A block of data
□ □ □ □ □ □ □

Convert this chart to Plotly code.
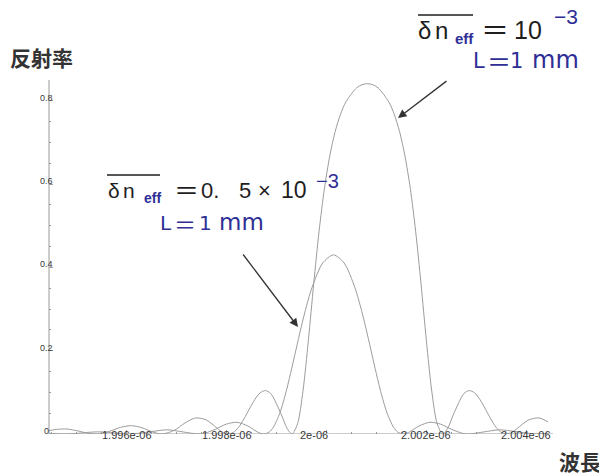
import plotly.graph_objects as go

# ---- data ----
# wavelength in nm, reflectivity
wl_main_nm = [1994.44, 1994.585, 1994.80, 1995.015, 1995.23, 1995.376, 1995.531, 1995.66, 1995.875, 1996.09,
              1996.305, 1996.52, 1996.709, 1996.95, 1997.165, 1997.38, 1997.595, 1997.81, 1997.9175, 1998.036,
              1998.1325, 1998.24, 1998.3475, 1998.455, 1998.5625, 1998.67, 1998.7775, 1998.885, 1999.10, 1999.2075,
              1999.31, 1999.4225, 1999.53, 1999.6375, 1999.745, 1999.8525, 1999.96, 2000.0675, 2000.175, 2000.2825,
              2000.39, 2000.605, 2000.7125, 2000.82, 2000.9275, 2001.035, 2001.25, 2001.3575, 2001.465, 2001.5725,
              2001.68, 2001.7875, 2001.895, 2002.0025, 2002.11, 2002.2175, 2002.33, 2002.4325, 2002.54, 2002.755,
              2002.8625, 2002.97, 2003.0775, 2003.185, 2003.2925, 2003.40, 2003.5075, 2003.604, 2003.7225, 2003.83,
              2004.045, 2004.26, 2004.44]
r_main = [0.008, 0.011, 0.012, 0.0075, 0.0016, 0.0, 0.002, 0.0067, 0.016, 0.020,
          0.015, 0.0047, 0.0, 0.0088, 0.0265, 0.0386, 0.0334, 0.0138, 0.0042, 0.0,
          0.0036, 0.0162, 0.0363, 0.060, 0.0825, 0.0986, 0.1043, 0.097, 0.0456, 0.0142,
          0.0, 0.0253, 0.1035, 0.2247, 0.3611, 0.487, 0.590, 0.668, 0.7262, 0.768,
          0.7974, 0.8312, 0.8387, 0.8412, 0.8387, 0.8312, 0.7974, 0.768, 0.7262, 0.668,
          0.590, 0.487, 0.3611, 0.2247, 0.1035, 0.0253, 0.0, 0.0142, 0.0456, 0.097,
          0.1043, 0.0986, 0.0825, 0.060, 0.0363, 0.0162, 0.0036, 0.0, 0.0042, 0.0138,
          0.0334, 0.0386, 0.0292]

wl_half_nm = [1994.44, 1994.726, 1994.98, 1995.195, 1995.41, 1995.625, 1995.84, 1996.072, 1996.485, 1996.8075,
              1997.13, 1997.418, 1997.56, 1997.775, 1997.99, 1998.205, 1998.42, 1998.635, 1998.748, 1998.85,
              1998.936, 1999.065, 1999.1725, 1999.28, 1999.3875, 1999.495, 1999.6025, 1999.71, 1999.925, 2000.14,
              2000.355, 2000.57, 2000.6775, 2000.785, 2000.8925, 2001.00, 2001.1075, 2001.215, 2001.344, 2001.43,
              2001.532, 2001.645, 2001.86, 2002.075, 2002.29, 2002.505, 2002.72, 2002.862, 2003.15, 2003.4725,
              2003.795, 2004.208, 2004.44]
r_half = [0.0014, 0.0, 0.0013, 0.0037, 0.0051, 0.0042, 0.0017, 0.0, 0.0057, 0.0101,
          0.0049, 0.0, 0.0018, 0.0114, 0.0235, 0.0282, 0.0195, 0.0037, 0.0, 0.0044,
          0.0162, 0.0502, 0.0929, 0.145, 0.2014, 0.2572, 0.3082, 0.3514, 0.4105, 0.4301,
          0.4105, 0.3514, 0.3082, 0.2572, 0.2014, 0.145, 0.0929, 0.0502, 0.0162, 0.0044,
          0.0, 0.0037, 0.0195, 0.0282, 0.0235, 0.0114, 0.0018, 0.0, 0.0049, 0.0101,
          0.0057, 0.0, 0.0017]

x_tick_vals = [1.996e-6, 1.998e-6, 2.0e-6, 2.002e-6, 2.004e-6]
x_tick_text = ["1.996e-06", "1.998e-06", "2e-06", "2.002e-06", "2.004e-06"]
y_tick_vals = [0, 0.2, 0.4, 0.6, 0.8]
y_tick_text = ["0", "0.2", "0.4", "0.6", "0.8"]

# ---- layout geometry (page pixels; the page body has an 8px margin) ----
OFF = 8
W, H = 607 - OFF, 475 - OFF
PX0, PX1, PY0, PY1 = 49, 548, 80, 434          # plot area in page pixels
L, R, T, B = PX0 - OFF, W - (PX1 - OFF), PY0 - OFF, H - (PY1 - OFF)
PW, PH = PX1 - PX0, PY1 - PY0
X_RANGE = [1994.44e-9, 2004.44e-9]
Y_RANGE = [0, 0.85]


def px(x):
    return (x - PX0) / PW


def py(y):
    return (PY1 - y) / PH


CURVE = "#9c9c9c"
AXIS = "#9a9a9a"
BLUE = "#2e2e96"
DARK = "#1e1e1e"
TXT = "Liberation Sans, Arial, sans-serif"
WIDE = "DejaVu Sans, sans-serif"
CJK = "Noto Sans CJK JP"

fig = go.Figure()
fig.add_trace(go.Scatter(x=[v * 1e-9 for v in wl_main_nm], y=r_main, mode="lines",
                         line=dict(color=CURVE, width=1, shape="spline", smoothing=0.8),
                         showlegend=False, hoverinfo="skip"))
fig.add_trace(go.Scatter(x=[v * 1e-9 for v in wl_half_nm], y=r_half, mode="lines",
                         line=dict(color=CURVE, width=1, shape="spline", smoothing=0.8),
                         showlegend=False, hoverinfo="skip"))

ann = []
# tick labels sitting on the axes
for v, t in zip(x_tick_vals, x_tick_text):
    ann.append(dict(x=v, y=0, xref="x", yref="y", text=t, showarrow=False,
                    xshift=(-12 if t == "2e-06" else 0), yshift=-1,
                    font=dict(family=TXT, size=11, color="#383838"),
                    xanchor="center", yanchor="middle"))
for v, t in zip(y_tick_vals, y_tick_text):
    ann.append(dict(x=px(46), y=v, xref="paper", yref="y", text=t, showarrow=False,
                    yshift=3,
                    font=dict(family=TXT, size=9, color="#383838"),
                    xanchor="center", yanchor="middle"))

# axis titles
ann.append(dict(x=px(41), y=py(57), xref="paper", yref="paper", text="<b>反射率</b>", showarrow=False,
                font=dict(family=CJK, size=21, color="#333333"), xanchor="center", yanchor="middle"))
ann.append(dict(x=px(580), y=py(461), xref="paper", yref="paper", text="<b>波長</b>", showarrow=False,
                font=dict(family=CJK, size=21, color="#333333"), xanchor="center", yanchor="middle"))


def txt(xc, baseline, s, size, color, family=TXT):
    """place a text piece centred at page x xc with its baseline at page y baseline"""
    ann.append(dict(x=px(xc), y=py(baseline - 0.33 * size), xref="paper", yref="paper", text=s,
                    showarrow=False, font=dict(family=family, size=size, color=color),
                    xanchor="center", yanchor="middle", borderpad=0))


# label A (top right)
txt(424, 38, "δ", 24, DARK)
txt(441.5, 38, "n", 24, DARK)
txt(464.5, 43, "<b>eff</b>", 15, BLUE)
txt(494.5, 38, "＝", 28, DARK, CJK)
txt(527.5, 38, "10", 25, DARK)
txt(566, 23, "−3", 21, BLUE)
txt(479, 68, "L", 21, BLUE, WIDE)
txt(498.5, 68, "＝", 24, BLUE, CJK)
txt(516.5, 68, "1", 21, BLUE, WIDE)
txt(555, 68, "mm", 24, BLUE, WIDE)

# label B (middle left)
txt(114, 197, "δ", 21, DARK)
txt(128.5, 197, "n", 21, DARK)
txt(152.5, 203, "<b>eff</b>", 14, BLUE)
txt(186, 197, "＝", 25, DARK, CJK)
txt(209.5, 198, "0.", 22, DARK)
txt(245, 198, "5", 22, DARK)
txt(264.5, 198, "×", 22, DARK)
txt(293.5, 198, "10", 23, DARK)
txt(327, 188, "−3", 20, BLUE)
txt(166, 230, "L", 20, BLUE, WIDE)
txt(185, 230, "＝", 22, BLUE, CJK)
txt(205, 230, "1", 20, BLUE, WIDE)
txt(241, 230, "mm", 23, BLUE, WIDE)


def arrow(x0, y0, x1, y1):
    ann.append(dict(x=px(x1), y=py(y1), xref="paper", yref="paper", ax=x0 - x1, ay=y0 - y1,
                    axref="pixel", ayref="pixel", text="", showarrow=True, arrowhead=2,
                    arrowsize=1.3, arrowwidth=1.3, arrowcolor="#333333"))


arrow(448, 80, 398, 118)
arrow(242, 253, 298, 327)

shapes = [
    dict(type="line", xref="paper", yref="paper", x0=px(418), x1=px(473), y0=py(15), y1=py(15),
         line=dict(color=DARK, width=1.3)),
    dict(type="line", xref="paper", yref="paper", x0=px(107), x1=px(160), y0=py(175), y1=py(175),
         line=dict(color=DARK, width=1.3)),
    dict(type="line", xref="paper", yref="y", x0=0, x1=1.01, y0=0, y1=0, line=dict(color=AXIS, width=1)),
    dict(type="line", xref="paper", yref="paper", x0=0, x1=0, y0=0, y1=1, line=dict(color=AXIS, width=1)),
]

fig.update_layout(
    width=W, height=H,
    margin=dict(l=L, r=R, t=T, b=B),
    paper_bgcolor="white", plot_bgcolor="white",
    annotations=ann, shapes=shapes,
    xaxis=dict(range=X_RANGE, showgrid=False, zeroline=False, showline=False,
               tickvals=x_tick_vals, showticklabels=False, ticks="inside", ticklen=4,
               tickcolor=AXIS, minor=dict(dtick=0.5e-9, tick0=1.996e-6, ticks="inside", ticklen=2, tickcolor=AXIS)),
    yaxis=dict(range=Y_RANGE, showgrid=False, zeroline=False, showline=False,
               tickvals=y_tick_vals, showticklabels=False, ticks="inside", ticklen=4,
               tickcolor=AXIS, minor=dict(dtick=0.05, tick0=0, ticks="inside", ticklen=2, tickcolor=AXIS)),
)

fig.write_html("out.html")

□ □ □ □ □ □ □

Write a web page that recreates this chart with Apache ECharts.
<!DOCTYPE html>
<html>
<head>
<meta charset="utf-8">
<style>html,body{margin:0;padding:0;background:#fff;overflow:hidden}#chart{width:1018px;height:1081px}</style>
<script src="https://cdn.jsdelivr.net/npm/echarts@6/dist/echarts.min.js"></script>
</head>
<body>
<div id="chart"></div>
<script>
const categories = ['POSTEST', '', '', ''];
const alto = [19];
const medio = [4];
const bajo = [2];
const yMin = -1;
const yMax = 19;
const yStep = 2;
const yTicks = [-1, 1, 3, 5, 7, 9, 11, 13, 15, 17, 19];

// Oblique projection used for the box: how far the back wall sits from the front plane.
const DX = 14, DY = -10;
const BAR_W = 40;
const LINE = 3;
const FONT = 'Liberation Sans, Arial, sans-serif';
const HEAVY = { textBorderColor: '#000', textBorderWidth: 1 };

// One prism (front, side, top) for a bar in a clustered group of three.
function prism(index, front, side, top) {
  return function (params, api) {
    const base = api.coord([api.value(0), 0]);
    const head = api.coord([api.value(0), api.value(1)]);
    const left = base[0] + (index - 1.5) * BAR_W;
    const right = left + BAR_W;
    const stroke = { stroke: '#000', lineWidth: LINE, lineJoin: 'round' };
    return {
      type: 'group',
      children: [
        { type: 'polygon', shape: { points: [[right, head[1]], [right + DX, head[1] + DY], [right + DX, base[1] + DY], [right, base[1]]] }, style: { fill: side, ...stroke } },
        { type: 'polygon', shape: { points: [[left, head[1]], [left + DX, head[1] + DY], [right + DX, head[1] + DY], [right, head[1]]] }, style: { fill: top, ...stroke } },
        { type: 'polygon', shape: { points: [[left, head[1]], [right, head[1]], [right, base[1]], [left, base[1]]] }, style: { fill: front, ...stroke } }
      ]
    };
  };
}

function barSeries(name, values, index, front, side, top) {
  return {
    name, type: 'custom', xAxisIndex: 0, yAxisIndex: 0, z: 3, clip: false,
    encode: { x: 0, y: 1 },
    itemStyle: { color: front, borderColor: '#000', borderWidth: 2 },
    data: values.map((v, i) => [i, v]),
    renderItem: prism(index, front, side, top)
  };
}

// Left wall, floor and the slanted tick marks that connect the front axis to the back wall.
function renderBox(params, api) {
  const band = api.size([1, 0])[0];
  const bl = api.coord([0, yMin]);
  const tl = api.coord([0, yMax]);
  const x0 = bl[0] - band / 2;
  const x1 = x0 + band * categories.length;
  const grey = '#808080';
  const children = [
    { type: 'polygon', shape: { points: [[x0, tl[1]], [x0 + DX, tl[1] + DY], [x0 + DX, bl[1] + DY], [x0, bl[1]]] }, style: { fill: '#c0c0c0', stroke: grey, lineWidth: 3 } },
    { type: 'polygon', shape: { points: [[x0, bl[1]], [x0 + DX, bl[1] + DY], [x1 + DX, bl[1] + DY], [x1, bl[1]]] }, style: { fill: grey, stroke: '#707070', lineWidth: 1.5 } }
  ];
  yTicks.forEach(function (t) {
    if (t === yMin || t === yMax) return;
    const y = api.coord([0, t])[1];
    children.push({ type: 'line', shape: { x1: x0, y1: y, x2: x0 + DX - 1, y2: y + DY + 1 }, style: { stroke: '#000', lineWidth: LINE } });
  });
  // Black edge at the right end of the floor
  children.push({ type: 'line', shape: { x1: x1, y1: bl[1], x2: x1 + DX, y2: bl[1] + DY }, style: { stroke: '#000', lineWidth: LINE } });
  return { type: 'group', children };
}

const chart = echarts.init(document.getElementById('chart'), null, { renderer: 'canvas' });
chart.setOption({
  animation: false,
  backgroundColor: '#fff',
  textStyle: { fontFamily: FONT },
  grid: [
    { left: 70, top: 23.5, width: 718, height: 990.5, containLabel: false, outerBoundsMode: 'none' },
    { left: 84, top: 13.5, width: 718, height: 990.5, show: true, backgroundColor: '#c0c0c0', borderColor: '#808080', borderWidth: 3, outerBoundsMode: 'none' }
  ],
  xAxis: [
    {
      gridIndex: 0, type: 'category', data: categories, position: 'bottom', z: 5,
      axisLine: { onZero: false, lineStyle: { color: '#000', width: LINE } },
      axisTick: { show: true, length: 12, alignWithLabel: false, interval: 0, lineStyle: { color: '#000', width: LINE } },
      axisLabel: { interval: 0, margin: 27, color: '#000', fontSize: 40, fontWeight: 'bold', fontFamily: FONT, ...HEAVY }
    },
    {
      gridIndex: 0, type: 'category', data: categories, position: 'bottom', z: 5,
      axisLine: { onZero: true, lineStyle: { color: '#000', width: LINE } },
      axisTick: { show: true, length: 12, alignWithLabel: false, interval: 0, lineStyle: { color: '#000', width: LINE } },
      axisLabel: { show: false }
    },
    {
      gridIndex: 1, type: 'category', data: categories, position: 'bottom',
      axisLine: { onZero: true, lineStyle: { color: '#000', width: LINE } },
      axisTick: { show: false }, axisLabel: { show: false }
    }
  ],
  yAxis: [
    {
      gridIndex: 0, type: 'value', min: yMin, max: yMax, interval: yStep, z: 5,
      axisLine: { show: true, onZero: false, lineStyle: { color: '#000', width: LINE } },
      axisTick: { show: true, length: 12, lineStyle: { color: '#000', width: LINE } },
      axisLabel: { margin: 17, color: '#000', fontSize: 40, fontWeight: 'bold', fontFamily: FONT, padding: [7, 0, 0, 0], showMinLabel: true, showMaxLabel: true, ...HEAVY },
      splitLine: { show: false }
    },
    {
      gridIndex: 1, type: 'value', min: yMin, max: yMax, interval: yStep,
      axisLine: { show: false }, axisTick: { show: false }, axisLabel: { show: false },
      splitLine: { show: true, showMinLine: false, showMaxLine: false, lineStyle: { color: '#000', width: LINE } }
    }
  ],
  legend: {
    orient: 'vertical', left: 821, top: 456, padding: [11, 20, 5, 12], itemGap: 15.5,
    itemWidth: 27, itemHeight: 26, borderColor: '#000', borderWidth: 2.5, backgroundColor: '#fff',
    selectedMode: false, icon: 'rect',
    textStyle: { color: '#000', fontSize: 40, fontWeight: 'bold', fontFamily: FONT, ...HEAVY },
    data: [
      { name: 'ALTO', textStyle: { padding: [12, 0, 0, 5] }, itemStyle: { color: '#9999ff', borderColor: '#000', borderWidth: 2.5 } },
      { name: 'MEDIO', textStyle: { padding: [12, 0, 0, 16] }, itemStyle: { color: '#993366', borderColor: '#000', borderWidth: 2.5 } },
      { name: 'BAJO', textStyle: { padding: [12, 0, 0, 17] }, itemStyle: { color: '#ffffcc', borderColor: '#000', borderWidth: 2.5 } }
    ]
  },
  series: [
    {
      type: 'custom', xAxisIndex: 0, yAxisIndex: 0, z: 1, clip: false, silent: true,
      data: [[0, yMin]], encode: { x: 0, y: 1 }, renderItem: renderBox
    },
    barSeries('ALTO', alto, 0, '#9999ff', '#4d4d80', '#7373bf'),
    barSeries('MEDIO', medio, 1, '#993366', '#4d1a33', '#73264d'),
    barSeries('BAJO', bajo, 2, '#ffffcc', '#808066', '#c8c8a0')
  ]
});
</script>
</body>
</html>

□ □ □ □ □ □ □

■ TASK GOAL ■
Going back to the data above, write out everything from the line with "Convert this chart to Plotly code." down to the line with "0.0334, 0.0386, 0.0292]", both included, leaving every picture out.

■ SOLUTION TO THE PROBLEM ■
Convert this chart to Plotly code.
import plotly.graph_objects as go

# ---- data ----
# wavelength in nm, reflectivity
wl_main_nm = [1994.44, 1994.585, 1994.80, 1995.015, 1995.23, 1995.376, 1995.531, 1995.66, 1995.875, 1996.09,
              1996.305, 1996.52, 1996.709, 1996.95, 1997.165, 1997.38, 1997.595, 1997.81, 1997.9175, 1998.036,
              1998.1325, 1998.24, 1998.3475, 1998.455, 1998.5625, 1998.67, 1998.7775, 1998.885, 1999.10, 1999.2075,
              1999.31, 1999.4225, 1999.53, 1999.6375, 1999.745, 1999.8525, 1999.96, 2000.0675, 2000.175, 2000.2825,
              2000.39, 2000.605, 2000.7125, 2000.82, 2000.9275, 2001.035, 2001.25, 2001.3575, 2001.465, 2001.5725,
              2001.68, 2001.7875, 2001.895, 2002.0025, 2002.11, 2002.2175, 2002.33, 2002.4325, 2002.54, 2002.755,
              2002.8625, 2002.97, 2003.0775, 2003.185, 2003.2925, 2003.40, 2003.5075, 2003.604, 2003.7225, 2003.83,
              2004.045, 2004.26, 2004.44]
r_main = [0.008, 0.011, 0.012, 0.0075, 0.0016, 0.0, 0.002, 0.0067, 0.016, 0.020,
          0.015, 0.0047, 0.0, 0.0088, 0.0265, 0.0386, 0.0334, 0.0138, 0.0042, 0.0,
          0.0036, 0.0162, 0.0363, 0.060, 0.0825, 0.0986, 0.1043, 0.097, 0.0456, 0.0142,
          0.0, 0.0253, 0.1035, 0.2247, 0.3611, 0.487, 0.590, 0.668, 0.7262, 0.768,
          0.7974, 0.8312, 0.8387, 0.8412, 0.8387, 0.8312, 0.7974, 0.768, 0.7262, 0.668,
          0.590, 0.487, 0.3611, 0.2247, 0.1035, 0.0253, 0.0, 0.0142, 0.0456, 0.097,
          0.1043, 0.0986, 0.0825, 0.060, 0.0363, 0.0162, 0.0036, 0.0, 0.0042, 0.0138,
          0.0334, 0.0386, 0.0292]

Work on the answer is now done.